Remarquable par sa précocité saisonnière, terrifiante par son intensité, la tempête Alex qui s’est abattue sur la France les 1er et 2 octobre 2020 restera dans les annales. Dans les Alpes Maritimes elle marque aussi durablement le SMIAGE, Syndicat Mixte pour les Inondations, l’Aménagement et la Gestion de l’Eau maralpin. Un an après la tempête, certains ouvrages de protection sont toujours enfouis sous plus de 5 mètres de matériaux.

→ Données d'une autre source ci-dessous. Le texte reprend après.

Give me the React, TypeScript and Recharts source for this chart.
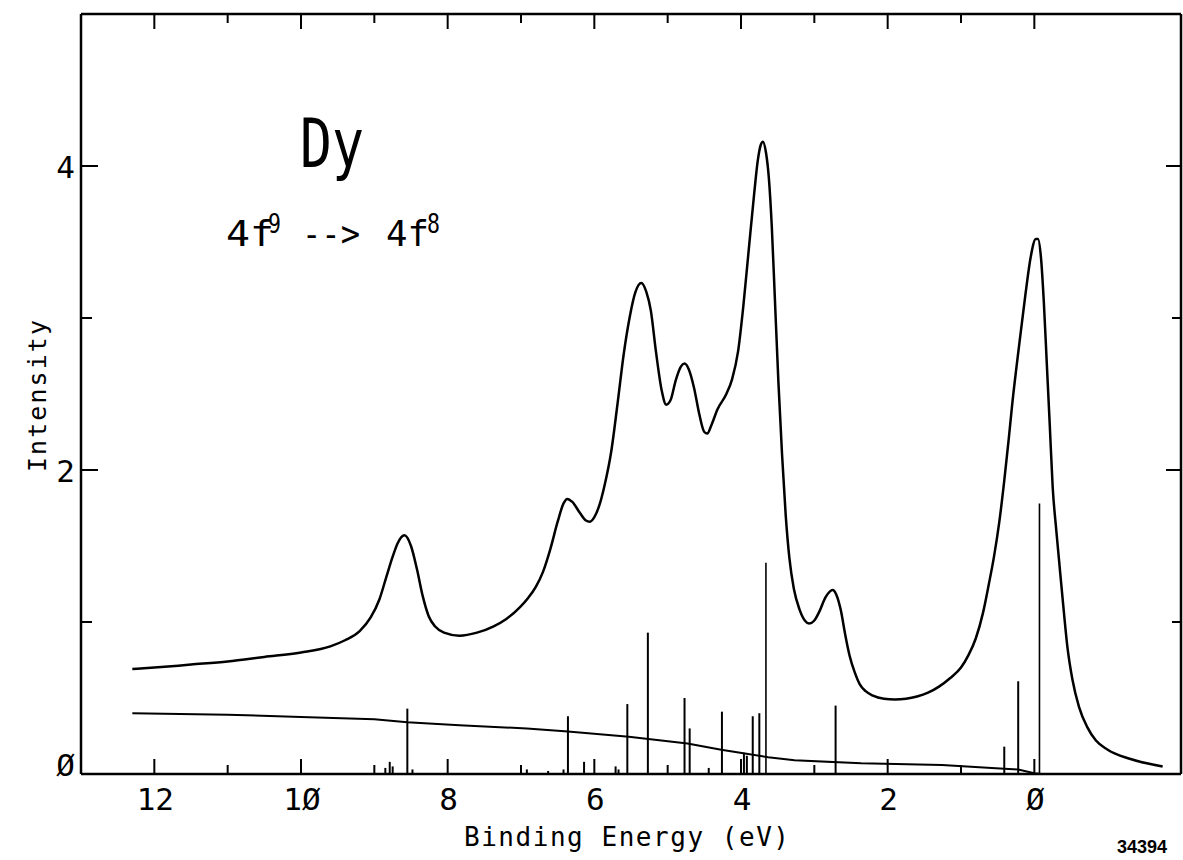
import React from 'react';
import { ComposedChart, Line, XAxis, YAxis, ReferenceLine } from 'recharts';

// calculated 4f photoemission spectrum (binding energy in eV, intensity)
const energy = [
  12.3, 12.0, 11.5, 11.0, 10.5, 10.0, 9.6, 9.4, 9.2, 9.05, 8.93, 8.84, 8.75, 8.68, 8.59,
  8.5, 8.42, 8.34, 8.26, 8.17, 8.05, 7.84, 7.6, 7.38, 7.2, 7.01, 6.9, 6.8, 6.7, 6.6,
  6.5, 6.42, 6.37, 6.3, 6.2, 6.12, 6.06, 6.0, 5.93, 5.86, 5.77, 5.68, 5.6, 5.52, 5.44,
  5.36, 5.29, 5.23, 5.16, 5.08, 5.02, 4.96, 4.89, 4.82, 4.77, 4.71, 4.64, 4.57, 4.5, 4.46,
  4.4, 4.32, 4.2, 4.12, 4.04, 3.97, 3.9, 3.82, 3.77, 3.73, 3.7, 3.66, 3.62, 3.58, 3.54,
  3.49, 3.44, 3.39, 3.34, 3.28, 3.2, 3.13, 3.07, 3.0, 2.93, 2.85, 2.79, 2.75, 2.7, 2.64,
  2.58, 2.52, 2.45, 2.38, 2.3, 2.2, 2.05, 1.9, 1.75, 1.6, 1.45, 1.3, 1.15, 1.0, 0.9,
  0.8, 0.7, 0.62, 0.55, 0.48, 0.41, 0.35, 0.3, 0.21, 0.12, 0.05, -0.02, -0.05, -0.09, -0.13,
  -0.17, -0.21, -0.25, -0.3, -0.34, -0.4, -0.45, -0.52, -0.61, -0.72, -0.84, -1.0, -1.3, -1.75,
];
const intensity = [
  0.69, 0.7, 0.72, 0.74, 0.77, 0.8, 0.84, 0.88, 0.94, 1.03, 1.15, 1.29, 1.43, 1.52, 1.57,
  1.5, 1.35, 1.17, 1.04, 0.97, 0.93, 0.91, 0.93, 0.97, 1.02, 1.1, 1.16, 1.23, 1.33, 1.48,
  1.66, 1.78, 1.81, 1.79, 1.72, 1.67, 1.66, 1.69, 1.77, 1.9, 2.12, 2.45, 2.76, 3.0, 3.17,
  3.23, 3.17, 3.05, 2.78, 2.52, 2.43, 2.46, 2.59, 2.68, 2.7, 2.66, 2.54, 2.37, 2.25, 2.24,
  2.3, 2.4, 2.5, 2.6, 2.78, 3.07, 3.42, 3.82, 4.04, 4.14, 4.16, 4.09, 3.92, 3.6, 3.15,
  2.58, 2.1, 1.7, 1.42, 1.22, 1.08, 1.01, 0.99, 1.01, 1.07, 1.16, 1.2, 1.21, 1.18, 1.08,
  0.92, 0.78, 0.67, 0.59, 0.545, 0.515, 0.495, 0.49, 0.495, 0.51, 0.535, 0.575, 0.63, 0.7, 0.78,
  0.89, 1.06, 1.25, 1.43, 1.65, 1.93, 2.2, 2.44, 2.81, 3.16, 3.4, 3.52, 3.52, 3.4, 3.1,
  2.7, 2.3, 1.89, 1.6, 1.39, 1.08, 0.84, 0.62, 0.44, 0.31, 0.22, 0.16, 0.1, 0.05,
];

// background curve
const bgEnergy = [12.3, 11.0, 10.0, 9.0, 8.55, 7.84, 6.92, 6.36, 5.53, 4.73, 4.27, 3.63, 3.27, 2.36, 1.26, 0.41, 0.22, 0.0, -0.1, -0.45];
const bgIntensity = [0.4, 0.39, 0.375, 0.36, 0.34, 0.32, 0.3, 0.28, 0.245, 0.2, 0.16, 0.11, 0.09, 0.07, 0.06, 0.035, 0.03, 0.005, 0, 0];

// multiplet lines (stick spectrum)
const stickEnergy = [8.85, 8.79, 8.75, 8.55, 8.48, 6.92, 6.63, 6.42, 6.36, 6.14, 5.71, 5.67, 5.55, 5.27, 4.77, 4.7, 4.44, 4.26, 3.96, 3.92, 3.84, 3.75, 3.66, 2.71, 0.41, 0.22, -0.07];
const stickHeight = [0.04, 0.08, 0.05, 0.43, 0.03, 0.03, 0.02, 0.03, 0.38, 0.08, 0.05, 0.03, 0.46, 0.93, 0.5, 0.3, 0.04, 0.41, 0.14, 0.12, 0.38, 0.4, 1.39, 0.45, 0.18, 0.61, 1.78];

const xTicks = [12, 11, 10, 9, 8, 7, 6, 5, 4, 3, 2, 1, 0];
const yTicks = [0, 1, 2, 3, 4];

const spectrum = energy.map((e, i) => ({ e, v: intensity[i] }));
const background = bgEnergy.map((e, i) => ({ e, v: bgIntensity[i] }));

const FONT = "'DejaVu Sans Mono', monospace";
const MAJOR = 15;
const MINOR = 9;
const isMajor = (v: number) => v % 2 === 0;
const slashZero = (v: number) => String(v).replace(/0/g, '\u00D8');

const BottomTick = (props: any) => {
  const { x, y, payload } = props;
  const v = payload.value;
  return (
    <g>
      <line x1={x} y1={y} x2={x} y2={y - (isMajor(v) ? MAJOR : MINOR)} stroke="#000" strokeWidth={2} />
      {isMajor(v) && (
        <text x={x + 1} y={y + 36} textAnchor="middle" fontFamily={FONT} fontSize={31} fill="#000">
          {slashZero(v)}
        </text>
      )}
    </g>
  );
};

const TopTick = (props: any) => {
  const { x, y, payload } = props;
  const v = payload.value;
  return <line x1={x} y1={y} x2={x} y2={y + (isMajor(v) ? MAJOR : MINOR)} stroke="#000" strokeWidth={2} />;
};

const LeftTick = (props: any) => {
  const { x, y, payload } = props;
  const v = payload.value;
  return (
    <g>
      <line x1={x} y1={y} x2={x + (isMajor(v) ? 17 : 11)} y2={y} stroke="#000" strokeWidth={2} />
      {isMajor(v) && (
        <text x={x - 6} y={v === 0 ? y + 2 : y + 12} textAnchor="end" fontFamily={FONT} fontSize={31} fill="#000">
          {slashZero(v)}
        </text>
      )}
    </g>
  );
};

const RightTick = (props: any) => {
  const { x, y, payload } = props;
  const v = payload.value;
  return <line x1={x} y1={y} x2={x - (isMajor(v) ? MAJOR : MINOR)} y2={y} stroke="#000" strokeWidth={2} />;
};

const axisLine = { stroke: '#000', strokeWidth: 2.5 };

const App: React.FC = () => {
  return (
    <div style={{ position: 'absolute', left: 0, top: 0, width: 1183, height: 860, background: '#fff' }}>
      <ComposedChart width={1183} height={860} margin={{ top: 0, right: 0, bottom: 0, left: 0 }}>
        <XAxis
          dataKey="e"
          type="number"
          domain={[-2, 13]}
          reversed
          allowDataOverflow
          ticks={xTicks}
          interval={0}
          tickSize={0}
          tickMargin={0}
          tickLine={false}
          axisLine={axisLine}
          tick={<BottomTick />}
          height={86}
        />
        <XAxis
          xAxisId="top"
          dataKey="e"
          type="number"
          orientation="top"
          domain={[-2, 13]}
          reversed
          allowDataOverflow
          ticks={xTicks}
          interval={0}
          tickSize={0}
          tickMargin={0}
          tickLine={false}
          axisLine={axisLine}
          tick={<TopTick />}
          height={14}
        />
        <YAxis
          type="number"
          domain={[0, 5]}
          allowDataOverflow
          ticks={yTicks}
          interval={0}
          tickSize={0}
          tickMargin={0}
          tickLine={false}
          axisLine={axisLine}
          tick={<LeftTick />}
          width={81}
        />
        <YAxis
          yAxisId="right"
          orientation="right"
          type="number"
          domain={[0, 5]}
          allowDataOverflow
          ticks={yTicks}
          interval={0}
          tickSize={0}
          tickMargin={0}
          tickLine={false}
          axisLine={axisLine}
          tick={<RightTick />}
          width={2}
        />
        {stickEnergy.map((e, i) => (
          <ReferenceLine
            key={i}
            segment={[{ x: e, y: 0 }, { x: e, y: stickHeight[i] }]}
            stroke="#000"
            strokeWidth={stickHeight[i] > 1 ? 1.6 : 2}
            ifOverflow="visible"
          />
        ))}
        <Line
          data={background}
          dataKey="v"
          type="linear"
          stroke="#000"
          strokeWidth={2}
          dot={false}
          isAnimationActive={false}
        />
        <Line
          data={spectrum}
          dataKey="v"
          type="monotone"
          stroke="#000"
          strokeWidth={2.5}
          dot={false}
          isAnimationActive={false}
        />
        <Line
          xAxisId="top"
          yAxisId="right"
          data={background}
          dataKey="v"
          stroke="none"
          dot={false}
          isAnimationActive={false}
        />
      </ComposedChart>
      <svg
        width={1183}
        height={860}
        style={{ position: 'absolute', left: 0, top: 0, pointerEvents: 'none' }}
        fontFamily={FONT}
        fill="#000"
      >
        <text x={300} y={167} fontSize={68} textLength={64} lengthAdjust="spacingAndGlyphs">Dy</text>
        <text x={226} y={246} fontSize={35} textLength={48} lengthAdjust="spacingAndGlyphs">4f</text>
        <text x={268} y={233} fontSize={27} textLength={13} lengthAdjust="spacingAndGlyphs">9</text>
        <text x={302} y={246} fontSize={35} textLength={58} lengthAdjust="spacingAndGlyphs">--&gt;</text>
        <text x={386} y={246} fontSize={35} textLength={43} lengthAdjust="spacingAndGlyphs">4f</text>
        <text x={427} y={233} fontSize={27} textLength={13} lengthAdjust="spacingAndGlyphs">8</text>
        <text x={464} y={846} fontSize={26} textLength={325}>Binding Energy (eV)</text>
        <text x={46} y={472} fontSize={25} textLength={152} transform="rotate(-90 46 472)">Intensity</text>
        <text x={1117} y={853} fontSize={18} fontWeight="bold" fontFamily="'Liberation Sans', Arial, sans-serif">34394</text>
      </svg>
    </div>
  );
};

export default App;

En charge de la gestion des systèmes d’endiguement de l’ensemble du département, dont ceux de la basse vallée du Var, mais aussi d’une partie de ceux de la Roya et de la Vésubie, le SMIAGE s’est retrouvé en première ligne. « Nous sommes encore en phase d’urgence sur certains chantiers », constate son Directeur de l’Ingénierie et des Travaux Franck Compagnon. Avant la tempête son équipe avait commencé à s’étoffer car la région sortait d’une autre série d’intempéries notables, en 2019, mais l’effectif attendu n’était pas encore en poste. C’est maintenant le cas, avec 22 agents. Cette réévaluation des besoins en moyens humains n’inclut pas l’ampleur de la tâche qui reste immense. Suite à la tempête Alex ce sont 18 millions de travaux déjà engagés, qu’il faut suivre et encadrer, sur un total de 106 millions de travaux de reconstruction, prévus sur 5 ans.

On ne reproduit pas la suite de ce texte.